**GIVEN DATA**

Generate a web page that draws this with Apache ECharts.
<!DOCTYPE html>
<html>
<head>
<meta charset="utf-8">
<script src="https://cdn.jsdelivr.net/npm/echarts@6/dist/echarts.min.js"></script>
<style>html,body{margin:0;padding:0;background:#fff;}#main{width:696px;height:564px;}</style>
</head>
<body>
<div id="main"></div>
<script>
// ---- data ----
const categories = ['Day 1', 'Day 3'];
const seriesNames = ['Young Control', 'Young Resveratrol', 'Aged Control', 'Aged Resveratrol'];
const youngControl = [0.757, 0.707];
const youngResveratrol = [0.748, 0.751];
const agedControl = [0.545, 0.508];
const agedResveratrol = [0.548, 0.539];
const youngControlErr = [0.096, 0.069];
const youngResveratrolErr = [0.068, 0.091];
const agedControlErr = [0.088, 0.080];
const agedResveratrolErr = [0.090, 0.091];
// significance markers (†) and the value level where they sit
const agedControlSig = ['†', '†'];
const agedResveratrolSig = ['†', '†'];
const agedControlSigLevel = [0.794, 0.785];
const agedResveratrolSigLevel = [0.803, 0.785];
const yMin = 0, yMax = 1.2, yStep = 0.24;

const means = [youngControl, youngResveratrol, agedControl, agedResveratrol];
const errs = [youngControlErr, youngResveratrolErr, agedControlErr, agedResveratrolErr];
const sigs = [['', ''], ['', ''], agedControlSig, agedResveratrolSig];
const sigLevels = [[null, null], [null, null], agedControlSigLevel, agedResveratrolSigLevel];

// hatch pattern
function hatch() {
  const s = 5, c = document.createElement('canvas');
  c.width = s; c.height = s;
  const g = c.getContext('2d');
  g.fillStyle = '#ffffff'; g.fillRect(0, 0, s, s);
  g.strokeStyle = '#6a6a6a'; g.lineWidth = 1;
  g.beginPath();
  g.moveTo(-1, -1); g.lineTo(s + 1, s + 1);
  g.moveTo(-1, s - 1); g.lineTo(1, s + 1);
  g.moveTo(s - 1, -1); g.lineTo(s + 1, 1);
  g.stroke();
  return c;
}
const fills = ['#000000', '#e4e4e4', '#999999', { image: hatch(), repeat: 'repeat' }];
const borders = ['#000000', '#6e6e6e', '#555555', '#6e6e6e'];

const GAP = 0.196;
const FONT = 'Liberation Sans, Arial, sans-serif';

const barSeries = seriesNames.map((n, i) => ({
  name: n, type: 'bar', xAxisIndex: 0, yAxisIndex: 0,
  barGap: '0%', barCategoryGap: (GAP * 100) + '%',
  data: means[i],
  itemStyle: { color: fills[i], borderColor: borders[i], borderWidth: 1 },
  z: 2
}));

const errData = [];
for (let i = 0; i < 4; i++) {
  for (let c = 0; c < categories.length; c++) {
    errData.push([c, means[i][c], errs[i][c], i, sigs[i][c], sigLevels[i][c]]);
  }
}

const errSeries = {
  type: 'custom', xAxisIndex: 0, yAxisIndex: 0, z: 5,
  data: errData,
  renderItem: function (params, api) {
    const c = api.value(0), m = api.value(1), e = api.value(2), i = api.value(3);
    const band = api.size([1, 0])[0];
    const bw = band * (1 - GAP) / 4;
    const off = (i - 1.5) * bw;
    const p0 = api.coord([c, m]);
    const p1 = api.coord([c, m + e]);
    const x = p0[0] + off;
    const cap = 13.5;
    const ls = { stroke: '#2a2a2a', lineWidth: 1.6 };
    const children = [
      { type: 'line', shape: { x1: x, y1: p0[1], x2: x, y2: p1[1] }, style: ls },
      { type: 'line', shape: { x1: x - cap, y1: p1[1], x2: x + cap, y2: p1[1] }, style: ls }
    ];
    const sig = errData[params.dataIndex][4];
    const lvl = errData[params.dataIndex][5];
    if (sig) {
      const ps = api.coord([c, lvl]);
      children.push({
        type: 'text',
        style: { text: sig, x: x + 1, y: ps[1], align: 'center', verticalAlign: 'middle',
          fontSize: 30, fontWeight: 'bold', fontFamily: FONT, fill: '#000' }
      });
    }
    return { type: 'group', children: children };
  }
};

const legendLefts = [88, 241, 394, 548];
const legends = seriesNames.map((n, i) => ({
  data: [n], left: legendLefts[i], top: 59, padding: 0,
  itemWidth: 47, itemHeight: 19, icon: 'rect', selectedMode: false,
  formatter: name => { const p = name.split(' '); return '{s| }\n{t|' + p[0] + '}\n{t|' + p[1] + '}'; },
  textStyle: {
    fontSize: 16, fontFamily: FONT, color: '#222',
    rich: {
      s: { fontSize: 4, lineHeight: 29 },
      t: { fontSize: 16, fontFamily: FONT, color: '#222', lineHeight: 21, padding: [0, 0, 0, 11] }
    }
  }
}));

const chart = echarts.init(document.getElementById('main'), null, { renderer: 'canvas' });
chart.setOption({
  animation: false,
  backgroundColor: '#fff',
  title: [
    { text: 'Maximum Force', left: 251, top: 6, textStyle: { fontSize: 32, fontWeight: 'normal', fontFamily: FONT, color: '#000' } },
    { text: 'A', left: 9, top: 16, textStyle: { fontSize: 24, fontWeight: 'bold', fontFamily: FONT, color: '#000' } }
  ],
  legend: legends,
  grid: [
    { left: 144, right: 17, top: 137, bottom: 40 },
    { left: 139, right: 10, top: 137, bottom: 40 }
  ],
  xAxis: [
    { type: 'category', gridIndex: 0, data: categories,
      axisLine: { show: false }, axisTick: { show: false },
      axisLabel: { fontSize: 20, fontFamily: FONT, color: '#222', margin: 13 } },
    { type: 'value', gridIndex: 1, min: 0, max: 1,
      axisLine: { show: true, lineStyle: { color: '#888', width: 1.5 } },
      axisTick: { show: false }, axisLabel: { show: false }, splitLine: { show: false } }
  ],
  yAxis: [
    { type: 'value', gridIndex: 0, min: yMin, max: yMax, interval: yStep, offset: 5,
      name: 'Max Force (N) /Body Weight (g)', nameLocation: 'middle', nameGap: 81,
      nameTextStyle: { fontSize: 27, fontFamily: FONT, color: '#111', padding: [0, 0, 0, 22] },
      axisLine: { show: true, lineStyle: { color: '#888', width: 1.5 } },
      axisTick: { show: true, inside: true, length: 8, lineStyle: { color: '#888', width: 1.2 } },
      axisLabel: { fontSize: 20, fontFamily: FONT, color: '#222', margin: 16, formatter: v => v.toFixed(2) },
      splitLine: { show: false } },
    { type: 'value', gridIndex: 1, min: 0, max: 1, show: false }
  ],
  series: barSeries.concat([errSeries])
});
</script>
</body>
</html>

* * *

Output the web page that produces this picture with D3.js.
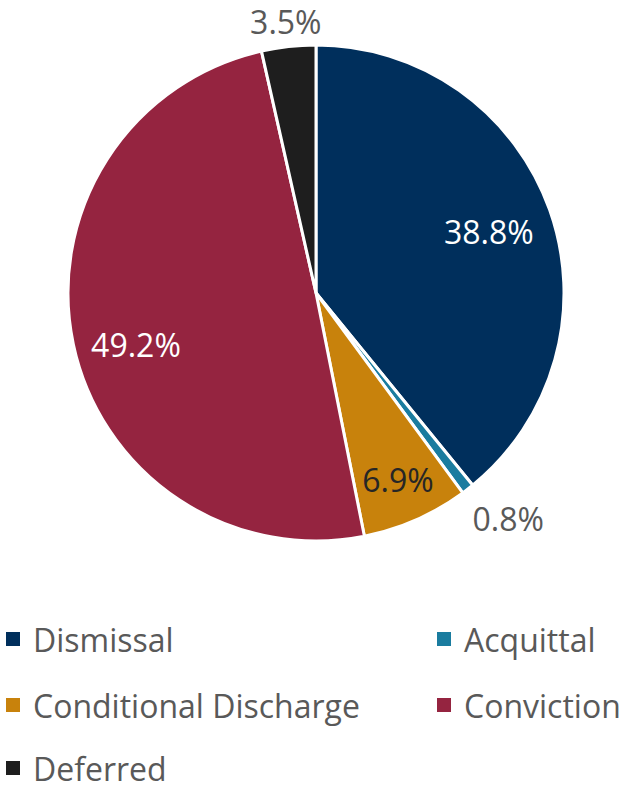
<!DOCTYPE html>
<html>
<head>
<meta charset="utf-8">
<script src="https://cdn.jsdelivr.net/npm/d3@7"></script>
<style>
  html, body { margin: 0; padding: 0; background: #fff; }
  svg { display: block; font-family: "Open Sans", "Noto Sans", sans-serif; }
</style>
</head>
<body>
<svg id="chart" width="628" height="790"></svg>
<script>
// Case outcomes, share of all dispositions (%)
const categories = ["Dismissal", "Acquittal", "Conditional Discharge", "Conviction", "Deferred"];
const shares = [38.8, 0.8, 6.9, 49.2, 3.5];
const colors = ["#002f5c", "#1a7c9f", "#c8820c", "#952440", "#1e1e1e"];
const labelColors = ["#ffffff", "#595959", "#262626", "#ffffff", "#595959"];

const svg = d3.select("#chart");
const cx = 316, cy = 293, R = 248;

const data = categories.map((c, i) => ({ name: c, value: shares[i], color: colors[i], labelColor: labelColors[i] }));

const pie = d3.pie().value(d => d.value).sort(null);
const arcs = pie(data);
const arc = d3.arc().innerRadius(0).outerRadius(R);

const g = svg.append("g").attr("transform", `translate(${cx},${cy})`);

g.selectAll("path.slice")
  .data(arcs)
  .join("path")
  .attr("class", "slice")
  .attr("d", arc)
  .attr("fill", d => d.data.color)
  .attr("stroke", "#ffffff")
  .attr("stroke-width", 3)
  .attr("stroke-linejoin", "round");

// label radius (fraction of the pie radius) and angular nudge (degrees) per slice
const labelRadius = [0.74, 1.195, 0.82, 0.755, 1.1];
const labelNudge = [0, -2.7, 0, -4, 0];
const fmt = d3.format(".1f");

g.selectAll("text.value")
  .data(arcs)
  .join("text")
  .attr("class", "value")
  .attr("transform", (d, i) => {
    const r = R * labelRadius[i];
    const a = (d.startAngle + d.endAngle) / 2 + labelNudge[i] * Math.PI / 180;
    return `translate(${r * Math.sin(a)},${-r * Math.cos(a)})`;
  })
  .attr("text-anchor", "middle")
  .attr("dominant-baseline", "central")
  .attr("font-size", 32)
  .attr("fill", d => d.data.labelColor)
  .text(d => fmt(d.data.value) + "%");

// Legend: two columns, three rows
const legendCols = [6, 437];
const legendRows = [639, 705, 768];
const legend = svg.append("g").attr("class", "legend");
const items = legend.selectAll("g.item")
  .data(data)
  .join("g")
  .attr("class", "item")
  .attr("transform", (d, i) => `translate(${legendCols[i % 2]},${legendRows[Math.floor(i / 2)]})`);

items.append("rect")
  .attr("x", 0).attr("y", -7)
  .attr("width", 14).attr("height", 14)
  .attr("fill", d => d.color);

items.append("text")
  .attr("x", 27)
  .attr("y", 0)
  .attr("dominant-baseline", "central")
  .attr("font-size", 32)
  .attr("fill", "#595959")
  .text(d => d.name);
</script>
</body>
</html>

**WRITTEN EXERCISE**
Pull out each line holding the string "this".

**TASK SOLUTION**
Generate a web page that draws this with Apache ECharts.
Output the web page that produces this picture with D3.js.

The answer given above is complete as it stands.